Centenas de milhares de pequenas e médias empresas estão quebrando, a agricultura inviabilizou-se, o interior está em agonia, milhões de consumidores estão inadimplentes.
O governo cria uma situação de caos geral, depois trata de resolver os problemas particulares de grupos de influência. Não é assim que se constrói a democracia moderna preconizada pelo presidente da República.
Alguns exemplos dessas práticas detestáveis:
Centenas de milhares de clientes do Banco do Brasil não conseguem pagar suas dívidas, por conta das restrições de crédito. O banco define regras de renegociação que praticamente levará todos seus clientes normais à bancarrota.
A construtora Encol, uma das maiores do país, localizada em Brasília, entra em crise de liquidez com a política monetária. Em pouco tempo consegue fundo de pensão estatal que adquire um empreendimento em construção, sem sequer discutir o preço.
O dinheiro liberado para o crédito agrícola, pela flexibilização do compulsório, não chega a seu destino, devido às regras definidas pelo BB para a liberação.
Aprovam-se créditos de US$ 250 milhões exclusivamente para usinas de açúcar.

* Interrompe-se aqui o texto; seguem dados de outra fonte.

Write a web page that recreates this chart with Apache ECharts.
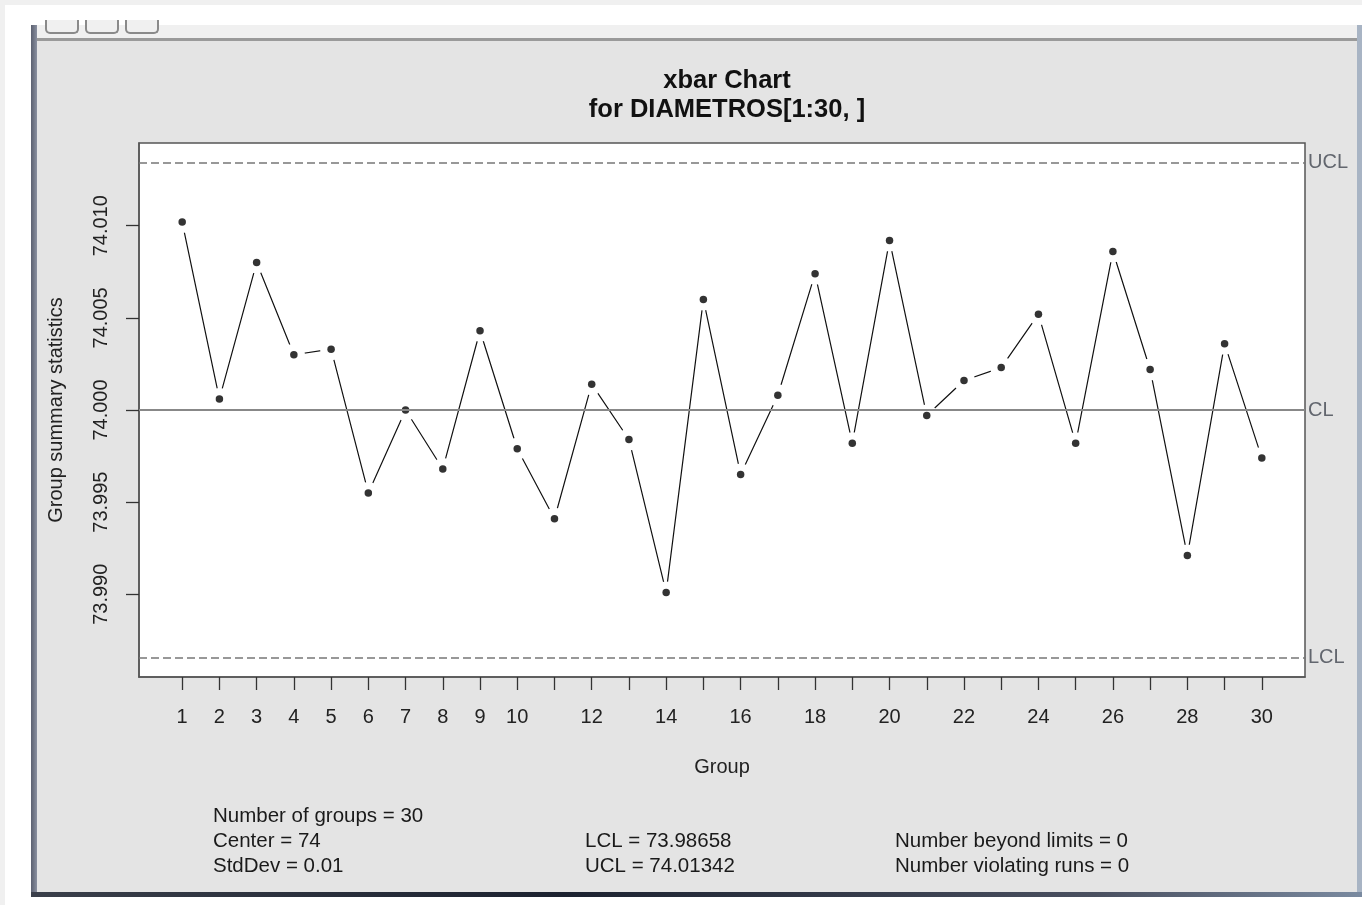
<!DOCTYPE html>
<html>
<head>
<meta charset="utf-8">
<script src="https://cdn.jsdelivr.net/npm/echarts@6/dist/echarts.min.js"></script>
<style>
  html, body { margin: 0; padding: 0; width: 1362px; height: 905px; overflow: hidden; background: #ffffff; font-family: 'Liberation Sans', Arial, sans-serif; }
  #strip { position: absolute; left: 0; top: 0; width: 1362px; height: 5px; background: #f0f0f0; }
  #lstrip { position: absolute; left: 0; top: 0; width: 5px; height: 905px; background: #f0f0f0; }
  #tabbar { position: absolute; left: 37px; top: 25px; width: 1320px; height: 13px; background: #f0f0f0; border-bottom: 3px solid #9a9a9a; }
  .btn { position: absolute; top: 20px; width: 30px; height: 12px; border: 2px solid #8a8a8a; border-top: none; border-radius: 0 0 5px 5px; background: #f0f0f0; }
  #panel { position: absolute; left: 37px; top: 41px; width: 1320px; height: 851px; background: #e4e4e4; }
  #lframe { position: absolute; left: 31px; top: 25px; width: 6px; height: 872px; background: linear-gradient(90deg, #5b6070, #8a90a0); }
  #bframe { position: absolute; left: 31px; top: 892px; width: 1331px; height: 5px; background: linear-gradient(90deg, #3a3f4a, #1c2230 40%, #4a5060 80%, #7a8aa0); }
  #rframe { position: absolute; left: 1357px; top: 25px; width: 5px; height: 872px; background: #a8b4c4; }
  #chart { position: absolute; left: 0; top: 0; width: 1362px; height: 905px; }
</style>
</head>
<body>
<div id="strip"></div>
<div id="lstrip"></div>
<div id="panel"></div>
<div id="tabbar"></div>
<div class="btn" style="left:45px"></div>
<div class="btn" style="left:85px"></div>
<div class="btn" style="left:125px"></div>
<div id="lframe"></div>
<div id="rframe"></div>
<div id="bframe"></div>
<div id="chart"></div>
<script>
// ---- data ----
const groups = [1,2,3,4,5,6,7,8,9,10,11,12,13,14,15,16,17,18,19,20,21,22,23,24,25,26,27,28,29,30];
const groupMeans = [74.0102,74.0006,74.0080,74.0030,74.0033,73.9955,74.0000,73.9968,74.0043,73.9979,
                    73.9941,74.0014,73.9984,73.9901,74.0060,73.9965,74.0008,74.0074,73.9982,74.0092,
                    73.9997,74.0016,74.0023,74.0052,73.9982,74.0086,74.0022,73.9921,74.0036,73.9974];
const centerValue = 74;
const lclValue = 73.98658;
const uclValue = 74.01342;
const xTickValues = groups;
const xLabelValues = [1,2,3,4,5,6,7,8,9,10,12,14,16,18,20,22,24,26,28,30];
const yTickValues = [73.990, 73.995, 74.000, 74.005, 74.010];
const titleLines = ['xbar Chart', 'for DIAMETROS[1:30, ]'];
const statsCol1 = ['Number of groups = 30', 'Center = 74', 'StdDev = 0.01'];
const statsCol2 = ['LCL = 73.98658', 'UCL = 74.01342'];
const statsCol3 = ['Number beyond limits = 0', 'Number violating runs = 0'];

const FONT = "'Liberation Sans', Arial, Helvetica, sans-serif";
const points = groups.map((g, i) => [g, groupMeans[i]]);

const chart = echarts.init(document.getElementById('chart'), null, { renderer: 'canvas' });

function statText(lines, x, y0) {
  return lines.map((t, i) => ({
    type: 'text', silent: true,
    style: { text: t, x: x, y: y0 + i * 25, font: '20.5px ' + FONT, fill: '#1a1a1a', textVerticalAlign: 'middle' }
  }));
}

const option = {
  backgroundColor: 'transparent',
  animation: false,
  title: {
    text: titleLines.join('\n'),
    left: 722, top: 61,
    textAlign: 'center',
    textStyle: { fontFamily: FONT, fontSize: 25.5, fontWeight: 'bold', color: '#111', lineHeight: 29 }
  },
  graphic: [].concat(
    statText(statsCol1, 213, 816),
    statText(statsCol2, 585, 841),
    statText(statsCol3, 895, 841)
  ),
  grid: {
    left: 139, top: 143, width: 1166, height: 534,
    show: true, backgroundColor: '#ffffff', borderColor: '#555', borderWidth: 1.5,
    containLabel: false
  },
  xAxis: {
    type: 'value', min: -0.16, max: 31.16,
    name: 'Group', nameLocation: 'middle', nameGap: 80,
    nameTextStyle: { fontFamily: FONT, fontSize: 20, color: '#222' },
    axisLine: { show: true, onZero: false, lineStyle: { color: '#555', width: 1.5 } },
    axisTick: { show: true, length: 13, customValues: xTickValues, lineStyle: { color: '#333', width: 1.3 } },
    axisLabel: { customValues: xLabelValues, margin: 30, fontFamily: FONT, fontSize: 20, color: '#222' },
    splitLine: { show: false }
  },
  yAxis: {
    type: 'value', min: 73.98551, max: 74.01449,
    name: 'Group summary statistics', nameLocation: 'middle', nameGap: 73, nameRotate: 90,
    nameTextStyle: { fontFamily: FONT, fontSize: 20, color: '#222' },
    axisLine: { show: true, onZero: false, lineStyle: { color: '#555', width: 1.5 } },
    axisTick: { show: true, length: 13, customValues: yTickValues, lineStyle: { color: '#333', width: 1.3 } },
    axisLabel: { customValues: yTickValues, rotate: 90, margin: 28, fontFamily: FONT, fontSize: 20, color: '#222',
                 formatter: v => v.toFixed(3) },
    splitLine: { show: false }
  },
  series: [
    {
      type: 'line', data: points, z: 2, silent: true,
      symbol: 'circle', symbolSize: 22, showSymbol: true,
      itemStyle: { color: '#ffffff', borderWidth: 0 },
      lineStyle: { color: '#111', width: 1.2 }
    },
    {
      type: 'line', data: [], z: 3, silent: true,
      markLine: {
        silent: true, symbol: ['none', 'none'], animation: false, precision: 6,
        label: { position: 'end', distance: 3, fontFamily: FONT, fontSize: 20, color: '#62666e' },
        data: [
          { yAxis: uclValue, label: { formatter: 'UCL' }, lineStyle: { type: [8, 4], color: '#777', width: 1.5 } },
          { yAxis: centerValue, label: { formatter: 'CL' }, lineStyle: { type: 'solid', color: '#888', width: 1.8 } },
          { yAxis: lclValue, label: { formatter: 'LCL' }, lineStyle: { type: [8, 4], color: '#777', width: 1.5 } }
        ]
      }
    },
    {
      type: 'scatter', data: points, z: 4, silent: true,
      symbol: 'circle', symbolSize: 7.5,
      itemStyle: { color: '#000' }
    }
  ]
};
chart.setOption(option);
</script>
</body>
</html>
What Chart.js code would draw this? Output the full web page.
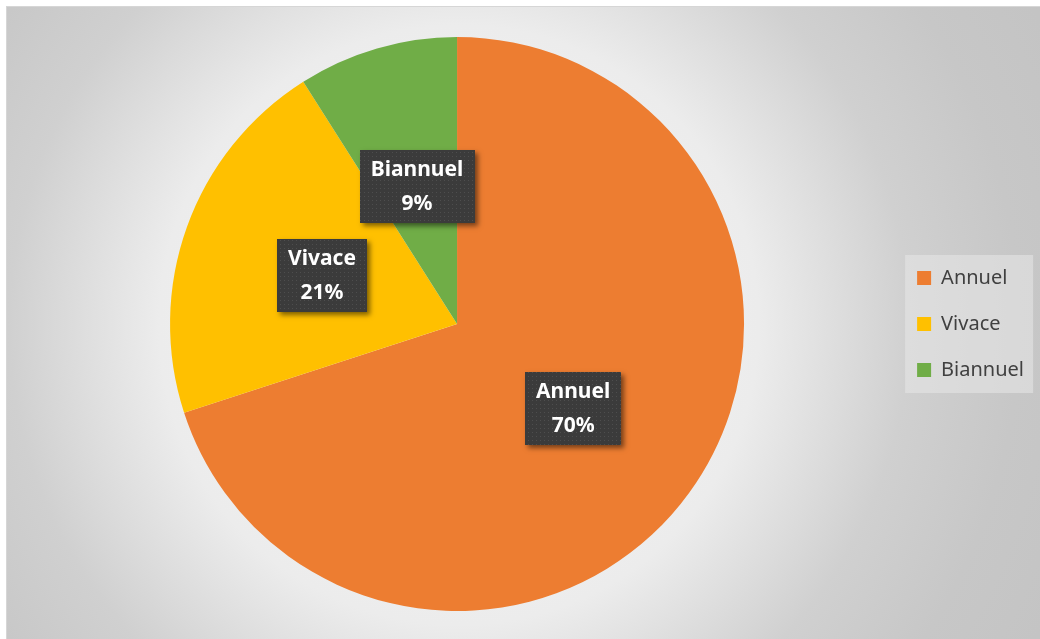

Pequenas e médias empresas do setor de torrefação de café foram obrigadas a tomar financiamentos no ano passado para bancar a alta das cotações do produto. Praticamente todas que se endividaram estão condenadas a quebrar nas próximas semanas porque, mesmo operacionalmente ajustadas, não conseguiram renegociar seus débitos junto ao BB.
Os compradores do Econômico vão obter US$ 1 bilhão a prazos largos e taxas módicas, para adquirirem o banco.
Prossegue o arbítrio na definição de medidas de proteção à indústria.